Correct Information Units (CIUs) are central to discourse assessment in aphasia because they quantify communicative informativeness rather than linguistic form alone, according to a study published on arXiv. However, CIU scoring is time intensive and requires trained raters. This study, authored by Pittman, Jason M; Medina-Santos, Yesenia; Phillips Jr, Anton; and Stark, Brielle C, examined whether instruction-tuned large language models (LLMs) can reliably perform token-level CIU classification from aphasic discourse transcripts.
Methodology
The researchers used sixteen picture-description transcripts elicited with the Cat Rescue stimulus, annotated for CIU status according to Nicholas and Brookshire (1993). The sample spanned four severity strata: control, mild, moderate, and severe aphasia. Four publicly available instruction-tuned LLMs were benchmarked: Llama-3.1-8B, Qwen2.5-7B, Mistral-7B, and Phi-3-mini. They were tested under zero-shot and two few-shot prompting conditions across five stratified random seeds. Performance was evaluated against consensus human labels using accuracy, precision, recall, F1, and Cohen's kappa.
Results
Zero-shot prompting was insufficient across all models, according to the study. In contrast, few-shot prompting yielded substantial gains and produced competitive performance for three viable models. The following table summarizes the mean few-shot F1 scores:
| Model | Mean Few-Shot F1 | Notes |
|---|---|---|
| Llama-3.1-8B | 0.776–0.817 | Viable, high recall, lower precision |
| Qwen2.5-7B | 0.776–0.817 | Viable, high recall, lower precision |
| Mistral-7B | 0.776–0.817 | Viable, high recall, lower precision |
| Phi-3-mini | Unstable | Did not yield reliable performance |
No significant differences were found between fixed global and per-chunk local example selection. Viable models showed high recall but lower precision, suggesting systematic over-classification of tokens as CIUs. Performance also varied by discourse severity, with the weakest results in more severe aphasia.
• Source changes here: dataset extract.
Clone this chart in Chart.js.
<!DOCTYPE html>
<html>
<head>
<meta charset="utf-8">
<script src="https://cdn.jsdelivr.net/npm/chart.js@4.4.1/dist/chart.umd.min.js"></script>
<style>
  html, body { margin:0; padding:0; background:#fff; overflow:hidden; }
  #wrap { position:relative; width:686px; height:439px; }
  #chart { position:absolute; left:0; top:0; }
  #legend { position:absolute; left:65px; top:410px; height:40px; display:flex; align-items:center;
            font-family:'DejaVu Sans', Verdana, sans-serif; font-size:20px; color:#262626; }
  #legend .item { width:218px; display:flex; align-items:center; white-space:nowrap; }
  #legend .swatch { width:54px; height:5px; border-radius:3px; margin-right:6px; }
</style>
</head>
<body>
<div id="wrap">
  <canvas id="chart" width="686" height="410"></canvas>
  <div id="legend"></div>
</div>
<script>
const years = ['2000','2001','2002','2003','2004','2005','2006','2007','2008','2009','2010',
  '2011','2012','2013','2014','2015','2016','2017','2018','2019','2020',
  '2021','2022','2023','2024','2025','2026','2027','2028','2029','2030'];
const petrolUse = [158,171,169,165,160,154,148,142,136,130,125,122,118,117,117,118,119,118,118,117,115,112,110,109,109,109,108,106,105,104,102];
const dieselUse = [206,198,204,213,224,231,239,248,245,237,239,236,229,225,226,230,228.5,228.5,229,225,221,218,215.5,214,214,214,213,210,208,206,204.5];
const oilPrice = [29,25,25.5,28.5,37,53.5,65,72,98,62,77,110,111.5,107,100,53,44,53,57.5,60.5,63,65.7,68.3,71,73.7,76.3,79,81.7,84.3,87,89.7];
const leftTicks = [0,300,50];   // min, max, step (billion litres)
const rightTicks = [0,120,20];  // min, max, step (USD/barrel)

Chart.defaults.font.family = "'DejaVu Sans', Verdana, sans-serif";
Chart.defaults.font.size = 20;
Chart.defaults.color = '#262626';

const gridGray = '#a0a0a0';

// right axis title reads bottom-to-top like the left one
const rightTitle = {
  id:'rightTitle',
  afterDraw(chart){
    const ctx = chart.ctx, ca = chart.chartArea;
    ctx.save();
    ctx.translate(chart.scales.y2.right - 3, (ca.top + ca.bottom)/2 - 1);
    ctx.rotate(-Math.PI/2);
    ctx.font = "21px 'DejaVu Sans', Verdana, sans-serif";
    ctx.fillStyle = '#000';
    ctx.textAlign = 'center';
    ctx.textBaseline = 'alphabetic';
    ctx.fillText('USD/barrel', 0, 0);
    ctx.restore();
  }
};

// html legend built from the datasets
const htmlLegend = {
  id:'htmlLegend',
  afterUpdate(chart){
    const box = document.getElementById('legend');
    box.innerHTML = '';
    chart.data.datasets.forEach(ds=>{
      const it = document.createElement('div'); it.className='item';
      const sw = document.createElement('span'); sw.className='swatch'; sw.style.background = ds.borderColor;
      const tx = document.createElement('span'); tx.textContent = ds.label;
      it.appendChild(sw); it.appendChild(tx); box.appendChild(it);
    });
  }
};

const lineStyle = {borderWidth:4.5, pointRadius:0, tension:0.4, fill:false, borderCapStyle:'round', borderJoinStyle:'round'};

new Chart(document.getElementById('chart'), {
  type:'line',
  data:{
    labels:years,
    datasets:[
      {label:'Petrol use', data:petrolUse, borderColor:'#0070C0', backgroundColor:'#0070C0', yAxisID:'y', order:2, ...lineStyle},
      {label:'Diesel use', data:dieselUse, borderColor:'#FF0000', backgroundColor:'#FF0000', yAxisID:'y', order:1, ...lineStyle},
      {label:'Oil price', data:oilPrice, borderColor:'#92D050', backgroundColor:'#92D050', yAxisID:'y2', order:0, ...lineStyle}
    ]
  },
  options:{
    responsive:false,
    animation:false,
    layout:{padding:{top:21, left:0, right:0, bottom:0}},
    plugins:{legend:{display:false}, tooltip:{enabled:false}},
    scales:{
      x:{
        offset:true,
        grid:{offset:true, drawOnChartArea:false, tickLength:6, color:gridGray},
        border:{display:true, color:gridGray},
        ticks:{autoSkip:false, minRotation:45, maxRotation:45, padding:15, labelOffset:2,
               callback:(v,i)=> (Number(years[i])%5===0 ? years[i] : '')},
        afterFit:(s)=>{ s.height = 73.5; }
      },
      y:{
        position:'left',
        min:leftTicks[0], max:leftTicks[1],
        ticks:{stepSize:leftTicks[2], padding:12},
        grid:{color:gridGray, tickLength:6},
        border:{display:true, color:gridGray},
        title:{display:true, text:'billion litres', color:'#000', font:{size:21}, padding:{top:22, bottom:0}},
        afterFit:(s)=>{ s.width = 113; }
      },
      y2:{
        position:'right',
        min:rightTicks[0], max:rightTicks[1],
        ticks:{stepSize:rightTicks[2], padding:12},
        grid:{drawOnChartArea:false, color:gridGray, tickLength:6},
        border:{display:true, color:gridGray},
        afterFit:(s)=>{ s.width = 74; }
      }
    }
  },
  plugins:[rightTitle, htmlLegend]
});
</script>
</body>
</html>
Implications for Automated Discourse Assessment
The study found that few-shot LLM prompting can support automated CIU identification without gradient-based task training, but agreement with human annotation remains insufficient for fully autonomous use. The authors state: "These findings support LLM-based CIU scoring as a promising human-in-the-loop component of discourse assessment systems." For enterprise technology decision-makers in healthcare and clinical applications, this evaluation underscores the need for careful validation and integration strategies when deploying LLMs in diagnostic workflows.
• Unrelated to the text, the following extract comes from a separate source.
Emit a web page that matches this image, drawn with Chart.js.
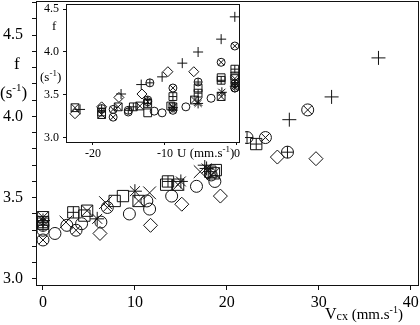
<!DOCTYPE html>
<html>
<head>
<meta charset="utf-8">
<script src="https://cdn.jsdelivr.net/npm/chart.js@4.4.0/dist/chart.umd.min.js"></script>
<style>
body{margin:0;background:#fff}
#wrap{position:relative;width:420px;height:325px}
#main{position:absolute;left:0;top:0}
#inset{position:absolute;left:37px;top:2px;background:#fff}
</style>
</head>
<body>
<div id="wrap">
<canvas id="main" width="420" height="325"></canvas>
<canvas id="inset" width="208" height="158"></canvas>
</div>
<script>
// main panel: f (s-1) against Vcx (mm.s-1), one array per marker
var mainCircle = [[0,3.30],[1.3,3.28],[2.6,3.33],[4.2,3.34],[6.3,3.35],[9.4,3.40],[11.3,3.48],[11.6,3.43],[14.0,3.51],[16.7,3.57],[18.7,3.60]];
var mainDiamond = [[6.2,3.28],[11.7,3.33],[15.1,3.46],[19.3,3.51],[25.5,3.75],[29.7,3.74]];
var mainPlus = [[17.6,3.70],[26.8,3.98],[31.4,4.12],[36.5,4.36]];
var mainCirclePlus = [[0,3.33],[22.2,3.87],[26.6,3.78]];
var mainCircleX = [[0,3.24],[3.6,3.30],[7.0,3.44],[18.3,3.64],[24.2,3.87],[28.8,4.04]];
var mainSquarePlus = [[0,3.35],[3.3,3.41],[13.6,3.60],[18.2,3.66],[23.2,3.83]];
var mainSquareX = [[0,3.38],[4.8,3.42],[10.4,3.48],[14.7,3.58],[18.6,3.65]];
var mainCross = [[2.5,3.35],[6.8,3.47],[11.6,3.53],[17.1,3.66]];
var mainStar = [[0,3.36],[5.9,3.37],[10.0,3.54],[15.0,3.60],[17.8,3.68]];
var mainSquare = [[0,3.34],[4.5,3.39],[7.8,3.48],[8.7,3.51],[13.4,3.58],[18.8,3.67]];

// inset: f (s-1) against U (mm.s-1)
var insetCircle = [[-15.1,3.30],[-11.5,3.31],[-10.4,3.29],[-7.1,3.36],[-3.6,3.46],[-0.3,3.58]];
var insetDiamond = [[-22.5,3.28],[-18.8,3.36],[-16.4,3.47],[-13.2,3.51],[-9.6,3.77],[-6.0,3.77]];
var insetPlus = [[-21.8,3.33],[-16.1,3.51],[-13.3,3.62],[-10.4,3.71],[-7.6,3.87],[-5.4,4.00],[-2.2,4.15],[-0.3,4.41]];
var insetCirclePlus = [[-18.8,3.34],[-15.1,3.32],[-12.4,3.44],[-12.1,3.64],[-5.4,3.65],[-0.3,3.63]];
var insetCircleX = [[-17.2,3.24],[-17.2,3.33],[-12.4,3.42],[-8.9,3.58],[-8.9,3.32],[-2.2,3.88],[-0.3,4.07],[-0.3,3.58]];
var insetSquarePlus = [[-18.8,3.30],[-14.4,3.36],[-12.4,3.40],[-8.9,3.48],[-5.4,3.52],[-2.2,3.67],[-0.3,3.80]];
var insetSquareX = [[-22.5,3.35],[-18.8,3.27],[-16.5,3.36],[-13.5,3.37],[-8.9,3.36],[-5.9,3.44],[-2.2,3.48],[-0.3,3.69]];
var insetCross = [[-5.4,3.42],[-0.3,3.66]];
var insetStar = [[-8.9,3.35],[-5.4,3.40],[-2.1,3.53],[-0.3,3.60]];
var insetSquare = [[-12.4,3.29],[-9.2,3.37],[-5.4,3.58],[-2.2,3.70],[-0.3,3.72]];

var mainXTicks = [0, 10, 20, 30, 40];
var mainYLabels = [3.0, 3.5, 4.0, 4.5];
var insetXTicks = [-20, -10, 0];
var insetYTicks = [3.0, 3.5, 4.0, 4.5];

var ink = '#111';

function ds(data, style, r) {
    return {
        data: data,
        pointStyle: style,
        pointRadius: r,
        pointHoverRadius: r,
        pointBorderColor: ink,
        pointBackgroundColor: 'rgba(0,0,0,0)',
        pointBorderWidth: 1,
        showLine: false
    };
}

// draw text pieces, some of them raised or lowered
function drawParts(ctx, parts, x, y) {
    parts.forEach(function(p){
        ctx.font = p.size + 'px "Liberation Serif"';
        ctx.fillText(p.t, x, y + (p.dy || 0));
        x += ctx.measureText(p.t).width;
    });
}

function boxPlugin(texts) {
    return {
        id: 'box',
        afterDraw: function(chart) {
            var ctx = chart.ctx, a = chart.chartArea;
            ctx.save();
            ctx.strokeStyle = ink;
            ctx.lineWidth = 1;
            ctx.strokeRect(Math.round(a.left) + 0.5, Math.round(a.top) + 0.5,
                Math.round(a.right - a.left), Math.round(a.bottom - a.top));
            ctx.fillStyle = '#000';
            ctx.textBaseline = 'alphabetic';
            ctx.textAlign = 'left';
            texts.forEach(function(t){ drawParts(ctx, t.parts, t.x, t.y); });
            ctx.restore();
        }
    };
}

function axis(min, max, ticksFn, label, fontSize, tickLen, pad, size) {
    return {
        type: 'linear',
        min: min,
        max: max,
        afterBuildTicks: function(s){ s.ticks = ticksFn().map(function(v){ return {value: v}; }); },
        afterFit: function(s){
            if (s.isHorizontal()) s.height = size; else s.width = size;
            s.paddingTop = 0; s.paddingBottom = 0; s.paddingLeft = 0; s.paddingRight = 0;
        },
        ticks: {
            autoSkip: false,
            maxRotation: 0,
            color: '#000',
            padding: pad,
            font: {family: 'Liberation Serif', size: fontSize},
            callback: label
        },
        grid: {drawOnChartArea: false, drawTicks: true, tickLength: tickLen, color: ink},
        border: {color: ink, width: 1}
    };
}

var mainSets = [
    ds(mainCircle, 'circle', 6),
    ds(mainDiamond, 'rectRot', 7),
    ds(mainPlus, 'cross', 7),
    ds(mainCirclePlus, 'circle', 6), ds(mainCirclePlus, 'cross', 6),
    ds(mainCircleX, 'circle', 6), ds(mainCircleX, 'crossRot', 6),
    ds(mainSquarePlus, 'rect', 8), ds(mainSquarePlus, 'cross', 5.6),
    ds(mainSquareX, 'rect', 8), ds(mainSquareX, 'crossRot', 8),
    ds(mainCross, 'crossRot', 9),
    ds(mainStar, 'star', 7),
    ds(mainSquare, 'rect', 8)
];

new Chart(document.getElementById('main'), {
    type: 'scatter',
    data: {datasets: mainSets},
    options: {
        responsive: false,
        animation: false,
        layout: {autoPadding: false, padding: {left: 0, right: 2, top: 1, bottom: 0}},
        plugins: {legend: {display: false}, tooltip: {enabled: false}},
        scales: {
            x: axis(-0.76, 40.8, function(){ return mainXTicks; },
                function(v){ return String(v); }, 16, 5, 3, 40),
            y: axis(2.963, 4.71, function(){
                    var t = [];
                    for (var i = 30; i <= 47; i++) t.push(i / 10);
                    return t;
                },
                function(v){ return mainYLabels.indexOf(Math.round(v * 10) / 10) >= 0 ? v.toFixed(1) : ''; },
                16, 4, 9, 36)
        }
    },
    plugins: [boxPlugin([
        {x: 14, y: 69, parts: [{t: 'f', size: 17}]},
        {x: 0, y: 98, parts: [{t: '(s', size: 17}, {t: '-1', size: 11, dy: -7}, {t: ')', size: 17}]},
        {x: 325, y: 319, parts: [{t: 'V', size: 16}, {t: 'cx', size: 12, dy: 1}, {t: ' (mm.s', size: 15}, {t: '-1', size: 10, dy: -6}, {t: ')', size: 15}]}
    ])]
});

var insetSets = [
    ds(insetCircle, 'circle', 4),
    ds(insetDiamond, 'rectRot', 5),
    ds(insetPlus, 'cross', 5),
    ds(insetCirclePlus, 'circle', 4), ds(insetCirclePlus, 'cross', 4),
    ds(insetCircleX, 'circle', 4), ds(insetCircleX, 'crossRot', 4),
    ds(insetSquarePlus, 'rect', 5.5), ds(insetSquarePlus, 'cross', 3.9),
    ds(insetSquareX, 'rect', 5.5), ds(insetSquareX, 'crossRot', 5.5),
    ds(insetCross, 'crossRot', 6),
    ds(insetStar, 'star', 5),
    ds(insetSquare, 'rect', 5.5)
];

new Chart(document.getElementById('inset'), {
    type: 'scatter',
    data: {datasets: insetSets},
    options: {
        responsive: false,
        animation: false,
        layout: {autoPadding: false, padding: {left: 0, right: 6, top: 2, bottom: 0}},
        plugins: {legend: {display: false}, tooltip: {enabled: false}},
        scales: {
            x: axis(-23.75, 0.28, function(){ return insetXTicks; },
                function(v){ return String(v); }, 12, 3, 2, 18),
            y: axis(2.95, 4.56, function(){ return insetYTicks; },
                function(v){ return v.toFixed(1); }, 12, 3, 4, 29)
        }
    },
    plugins: [boxPlugin([
        {x: 15, y: 28, parts: [{t: 'f', size: 13}]},
        {x: 3, y: 79, parts: [{t: '(s', size: 13}, {t: '-1', size: 9, dy: -5}, {t: ')', size: 13}]},
        {x: 140, y: 155, parts: [{t: 'U (mm.s', size: 13}, {t: '-1', size: 9, dy: -5}, {t: ')', size: 13}]}
    ])]
});
</script>
</body>
</html>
The research highlights that while LLMs can reduce rater workload, they are not yet a replacement for human judgment, especially in cases of severe aphasia. The results also caution against relying on zero-shot performance and emphasize the importance of few-shot examples tailored to the target population. Future work may investigate larger models or fine-tuning approaches to improve reliability.